In “Suor Angelica,” (one of the three shorter operas that make up “Il Trittico”), Angelica enters a convent after having an illegitimate baby seven years prior. The Princess, Angelica’s aunt, arrives to tell her that Angie’s sister is going to marry her ex-lover and that she must sign over all her inheritance. When she refuses, the Princess tells her that her baby died two years ago. Angelica signs, poisons herself, sees visions of the Virgin Mary and her son, but dies anyway. See what Britney has to look forward to?
“Manon Lescaut” features a gal on her way to the convent (the old convent ploy) in the company of an old geezer who desires her, but a melancholy student also falls in love with her at first sight. She quickly dumps the convent idea for a life of pleasure in Paris (I probably would too), where she runs off with the student instead of the old guy. She shacks up with the student until his money runs out, goes over to the geezer, gets bored, pines for and reunites with the student . . . you get the picture. She’s a courtesan, that’s fancy talk for a prostitute, kept woman. Dumped in prison by order of the jilted geezer, she is exiled to the “desert” of New Orleans territory, that’s right, Louisiana, described as a desert but better known to us as “the Big Easy.” The student goes there with her. She dies of thirst. Even if they weren’t right in the French Quarter, water is everywhere in Louisiana.

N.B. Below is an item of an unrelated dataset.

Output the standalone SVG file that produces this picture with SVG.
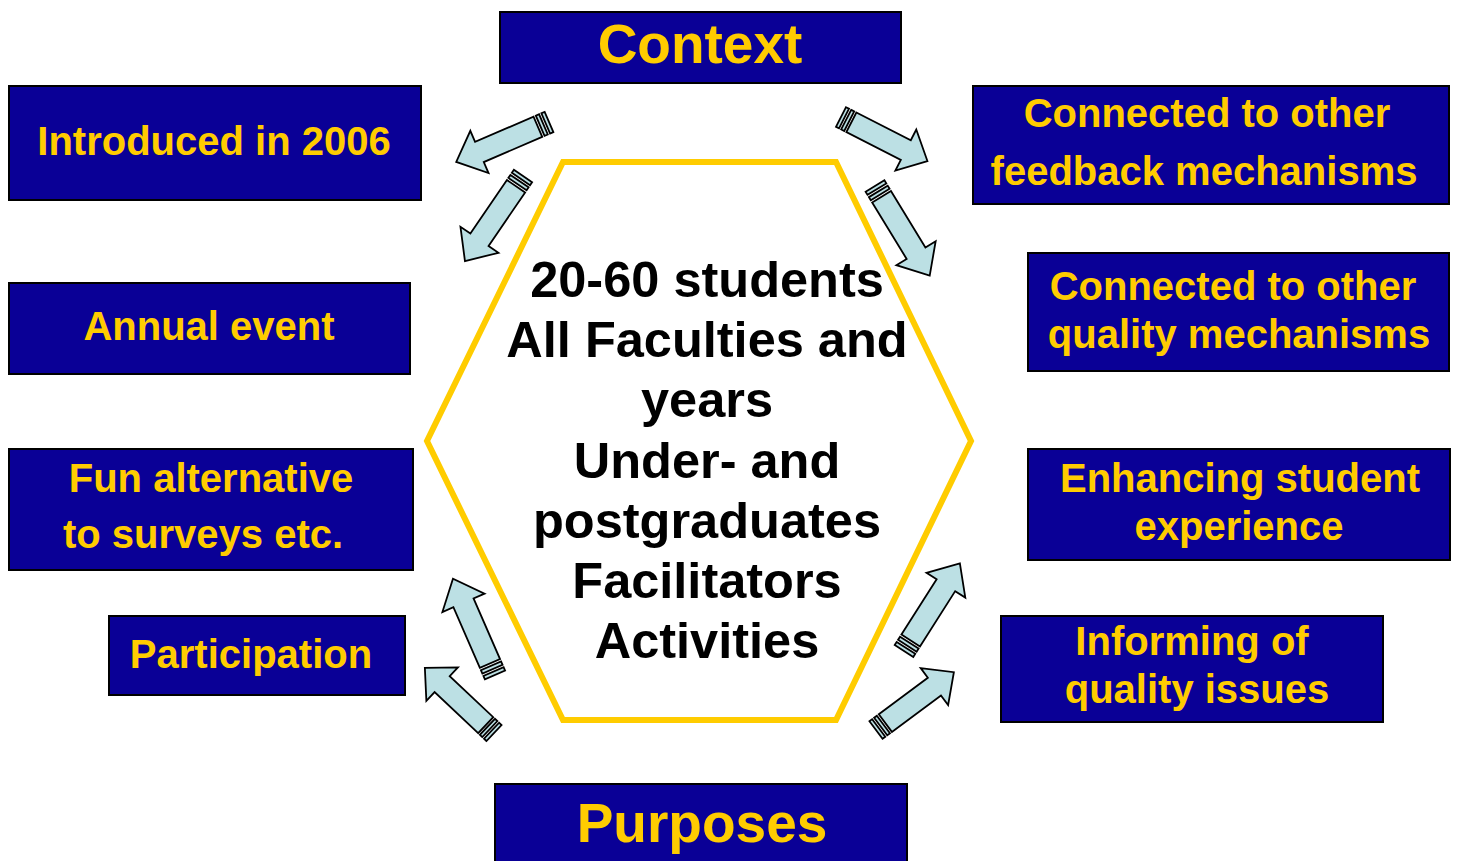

In “Le Villi,” Puccini’s rarely performed first opera, newly engaged Anna’s fiancé, Roberto, is enchanted by a supernatural seductress. Anna waits months for him, then dies of grief. Her ghost calls on the “ville,” fairies who make heartbreakers dance themselves to death, which he does.
“Edgar,” Puccini’s second opera, also rarely encountered, features Tigrana, a debauched gypsy woman (is there a sweet, innocent gypsy woman?), who lures Eddie away from his pure-girl love, Fidelia. When he tires of orgies (imagine that) and leaves Tigrana for the military, only to die in action, the gypsy vows revenge. Well, he was only faking his death, and when Tiggy sees him reconcile with Fiddy, she stabs her to death.
That’s the lurid female stuff, with the exception of “Il Tabarro” (The Cloak), another component of “Il Trittico.” In it, Giorgetta, married to a man twice her age, falls in love with another boatman her own age. Her husband kills him in a fight and reveals the body to her wrapped in his cloak, the one that had sheltered the couple and their baby, before the baby died. I’m sensing a guest appearance on “Project Runway.”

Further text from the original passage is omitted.